Social / Habitat - Philippe Dallier : l'hébergement d'urgence est "au bord de l'asphyxie"
Philippe Dallier, sénateur (Les Républicains) de Seine-Saint-Denis et rapporteur spécial de la mission "Egalité des territoires et logement", a présenté à la mi-décembre son rapport d'information sur les dispositifs d'hébergement d'urgence. En évoquant "un secteur au bord de l'asphyxie malgré une offre en nette progression", le document se montre critique, tout en reconnaissant que ce secteur est "soumis à de fortes tensions". Ce constat, très documenté et argumenté, rejoint finalement celui avancé par les acteurs de l'hébergement d'urgence, à commencer par la Fnars (voir notre article ci-contre du 16 novembre 2016).
Une "sous-budgétisation chronique"
Côté positif, le rapport reconnaît les "indéniables efforts" réalisés, ces dernières années, grâce en particulier à l'augmentation des capacités du parc généraliste de l'hébergement d'urgence (30.000 places créées entre 2012 et 2015, pour arriver à un total de 112.550 places).
Présenté au nom de la commission des finances du Sénat, il met en revanche en avant la "sous-budgétisation chronique" de l'hébergement d'urgence. Les crédits exécutés au sein du programme 177 "Hébergement, parcours vers le logement et insertion des personnes vulnérables" ont pourtant augmenté de 26% entre 2011 et 2015. Au sein de ce programme, les crédits consacrés à l'hébergement d'urgence proprement dit ont doublé sur la période, passant de 273 à 547 millions d'euros, tandis que ceux consacrés à la veille sociale progressaient de 40%, pour atteindre 120 millions d'euros en 2015.
En dépit ces effort budgétaires et de plusieurs exercices de rebasage, la dépense est systématiquement sous-évaluée, nécessitant des abondements récurrents : 154 millions d'euros en 2014, 224 millions en 2015 et déjà 239 millions d'euros en 2016, sous la forme de deux décrets d'avance et de crédits supplémentaires dans le projet de lois de finances rectificatives.
Au sein du programme 177, la sous-évaluation budgétaire concerne principalement l'hébergement d'urgence, avec 43% d'écart constaté en 2015. Une situation qui pèse sur les services déconcentrés et sur les acteurs de l'hébergement d'urgence, amenés à pallier les retards de financement de l'Etat.
Un manque de pilotage
Le rapport ne se contente pas d'aborder les aspects budgétaires. Il pointe ainsi un manque de pilotage, avec "une gestion dans l'urgence de l'urgence" et des outils de pilotage "encore balbutiants". Le principe de l'urgence avant tout, "qui peut tout à fait se comprendre dans le contexte actuel de pression de la demande et de recherche prioritaire de mises à l'abri, conduit toutefois à privilégier des solutions temporaires, souvent bien plus coûteuses, à la création de places et de structures plus qualitatives, notamment dans le secteur du logement adapté".

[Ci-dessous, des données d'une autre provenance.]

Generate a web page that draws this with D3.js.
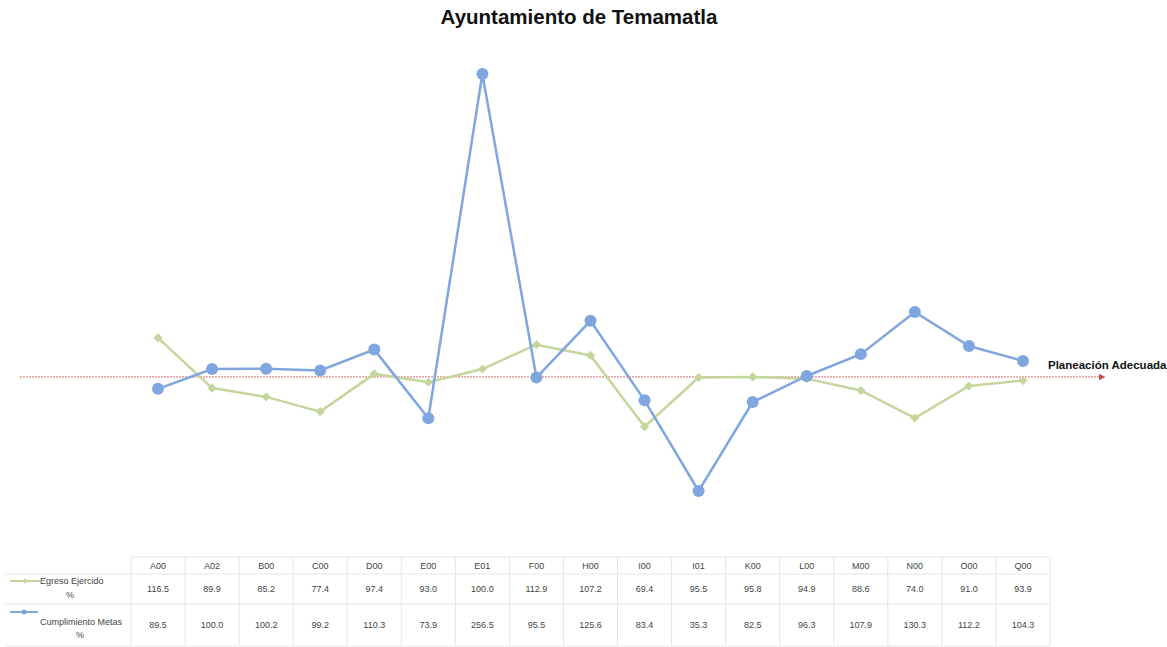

Dans le même esprit, le rapport constate l'échec des actions de réduction du recours aux nuitées d'hôtel, dont le nombre a doublé depuis 2012 pour atteindre l'équivalent de 40.000 places en 2016. Ainsi, même "si le plan de réduction des nuitées hôtelières semble produire des effets, il permet uniquement de contenir la hausse".
La situation n'est pas meilleure pour les structures d'hébergement d'urgence, d'où le sentiment d'une "asphyxie" du dispositif, avec une demande sans cesse en progression, sous l'effet à la fois de la crise économique et de la hausse des demandeurs d'asile. Le rapport rappelle, par exemple, les chiffres du Samu social de Paris montrant qu'en 2015, 70% des appels au 115 n'ont pas abouti et que, sur les 30% d'appels traités, 25% ont finalement conduit à des demandes non pourvues en fin de journée.

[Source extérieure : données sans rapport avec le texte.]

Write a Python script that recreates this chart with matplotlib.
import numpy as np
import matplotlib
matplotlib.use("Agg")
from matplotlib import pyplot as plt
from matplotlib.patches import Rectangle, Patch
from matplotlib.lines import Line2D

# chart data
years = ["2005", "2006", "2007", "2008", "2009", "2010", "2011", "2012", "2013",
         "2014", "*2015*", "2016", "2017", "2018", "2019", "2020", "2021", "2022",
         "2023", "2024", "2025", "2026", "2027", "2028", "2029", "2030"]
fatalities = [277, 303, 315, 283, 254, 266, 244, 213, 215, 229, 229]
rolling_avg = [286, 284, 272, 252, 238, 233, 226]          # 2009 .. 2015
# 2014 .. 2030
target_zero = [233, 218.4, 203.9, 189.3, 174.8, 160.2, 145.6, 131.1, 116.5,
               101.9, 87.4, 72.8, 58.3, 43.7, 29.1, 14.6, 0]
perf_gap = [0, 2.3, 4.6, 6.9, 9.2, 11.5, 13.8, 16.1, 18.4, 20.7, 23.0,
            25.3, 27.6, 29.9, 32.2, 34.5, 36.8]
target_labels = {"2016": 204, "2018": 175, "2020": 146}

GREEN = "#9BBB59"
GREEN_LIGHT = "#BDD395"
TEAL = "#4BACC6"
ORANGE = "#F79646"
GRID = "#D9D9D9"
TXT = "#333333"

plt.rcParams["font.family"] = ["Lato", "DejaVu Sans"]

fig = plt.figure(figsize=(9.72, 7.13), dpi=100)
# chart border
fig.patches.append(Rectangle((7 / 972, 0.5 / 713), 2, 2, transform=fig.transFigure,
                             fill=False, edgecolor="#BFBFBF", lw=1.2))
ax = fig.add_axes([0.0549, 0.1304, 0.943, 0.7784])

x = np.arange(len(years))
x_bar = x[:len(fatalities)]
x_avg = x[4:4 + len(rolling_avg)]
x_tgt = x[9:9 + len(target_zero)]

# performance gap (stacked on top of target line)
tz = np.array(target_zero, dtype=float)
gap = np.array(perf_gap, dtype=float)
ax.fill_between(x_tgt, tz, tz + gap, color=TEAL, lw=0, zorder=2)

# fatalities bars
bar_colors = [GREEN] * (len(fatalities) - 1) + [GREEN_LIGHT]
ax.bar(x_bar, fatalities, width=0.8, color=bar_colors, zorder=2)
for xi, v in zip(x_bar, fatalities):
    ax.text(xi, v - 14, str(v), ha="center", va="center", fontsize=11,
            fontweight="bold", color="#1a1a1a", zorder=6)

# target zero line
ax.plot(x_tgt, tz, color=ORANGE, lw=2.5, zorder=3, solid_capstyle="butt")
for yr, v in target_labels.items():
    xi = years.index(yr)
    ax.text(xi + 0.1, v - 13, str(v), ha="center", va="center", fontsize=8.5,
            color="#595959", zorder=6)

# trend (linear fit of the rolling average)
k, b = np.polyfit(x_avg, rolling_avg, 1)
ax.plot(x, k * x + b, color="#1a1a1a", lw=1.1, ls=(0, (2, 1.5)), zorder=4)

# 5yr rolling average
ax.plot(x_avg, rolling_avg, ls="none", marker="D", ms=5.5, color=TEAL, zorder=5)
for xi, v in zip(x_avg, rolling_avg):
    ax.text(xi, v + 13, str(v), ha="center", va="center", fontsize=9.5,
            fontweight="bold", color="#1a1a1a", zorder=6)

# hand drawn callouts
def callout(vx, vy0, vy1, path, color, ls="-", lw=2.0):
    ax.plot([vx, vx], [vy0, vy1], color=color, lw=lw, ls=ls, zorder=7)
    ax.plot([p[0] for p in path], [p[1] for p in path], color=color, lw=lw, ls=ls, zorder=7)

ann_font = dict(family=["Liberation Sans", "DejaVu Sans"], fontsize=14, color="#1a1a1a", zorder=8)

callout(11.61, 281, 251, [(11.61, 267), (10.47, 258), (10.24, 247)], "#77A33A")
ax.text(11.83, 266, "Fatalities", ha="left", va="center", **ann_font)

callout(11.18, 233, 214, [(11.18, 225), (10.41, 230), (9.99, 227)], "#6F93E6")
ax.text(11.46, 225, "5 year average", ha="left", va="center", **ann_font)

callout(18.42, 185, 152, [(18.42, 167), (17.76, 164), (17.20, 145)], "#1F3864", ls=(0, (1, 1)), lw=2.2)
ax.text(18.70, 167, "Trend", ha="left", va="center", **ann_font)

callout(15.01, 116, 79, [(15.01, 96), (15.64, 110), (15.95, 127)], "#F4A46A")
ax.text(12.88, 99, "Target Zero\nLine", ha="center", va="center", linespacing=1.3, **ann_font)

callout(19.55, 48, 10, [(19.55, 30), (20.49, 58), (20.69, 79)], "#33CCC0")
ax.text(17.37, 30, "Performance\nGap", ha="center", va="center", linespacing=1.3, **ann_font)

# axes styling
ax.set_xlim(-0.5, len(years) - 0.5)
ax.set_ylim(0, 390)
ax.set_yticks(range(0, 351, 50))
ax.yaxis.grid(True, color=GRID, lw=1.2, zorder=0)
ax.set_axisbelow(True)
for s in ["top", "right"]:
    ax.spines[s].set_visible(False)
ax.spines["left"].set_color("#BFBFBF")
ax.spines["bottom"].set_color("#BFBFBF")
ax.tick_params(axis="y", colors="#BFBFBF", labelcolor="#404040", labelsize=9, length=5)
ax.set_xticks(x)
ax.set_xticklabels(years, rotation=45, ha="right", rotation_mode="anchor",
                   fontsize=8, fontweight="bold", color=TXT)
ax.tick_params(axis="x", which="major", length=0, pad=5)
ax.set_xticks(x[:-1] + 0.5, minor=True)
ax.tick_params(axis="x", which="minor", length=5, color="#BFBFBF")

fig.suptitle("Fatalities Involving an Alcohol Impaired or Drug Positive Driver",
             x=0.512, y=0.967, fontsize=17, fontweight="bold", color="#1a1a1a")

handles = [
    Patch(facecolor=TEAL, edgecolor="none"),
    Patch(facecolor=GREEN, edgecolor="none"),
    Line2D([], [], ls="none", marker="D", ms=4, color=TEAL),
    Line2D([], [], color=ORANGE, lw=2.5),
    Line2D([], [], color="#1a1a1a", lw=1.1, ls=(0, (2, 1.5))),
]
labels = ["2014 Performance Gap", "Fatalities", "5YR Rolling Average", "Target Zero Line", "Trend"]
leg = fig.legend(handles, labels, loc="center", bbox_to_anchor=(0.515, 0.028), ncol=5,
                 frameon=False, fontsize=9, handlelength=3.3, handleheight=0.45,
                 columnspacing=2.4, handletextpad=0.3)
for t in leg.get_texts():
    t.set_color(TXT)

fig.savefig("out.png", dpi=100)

La saturation des dispositifs d'hébergement d'urgence s'explique également par un taux de rotation trop faible sur les places existantes et le manque de solutions à la sortie pour les publics hébergés. Le rapport observe aussi que "La situation particulière des personnes à droits incomplets sur le territoire français mériterait, à ce titre, d'être traitée plus particulièrement, alors que 50% des nuitées d'hôtels à Paris seraient notamment occupées par des ménages dont l'un des membres serait dans cette situation".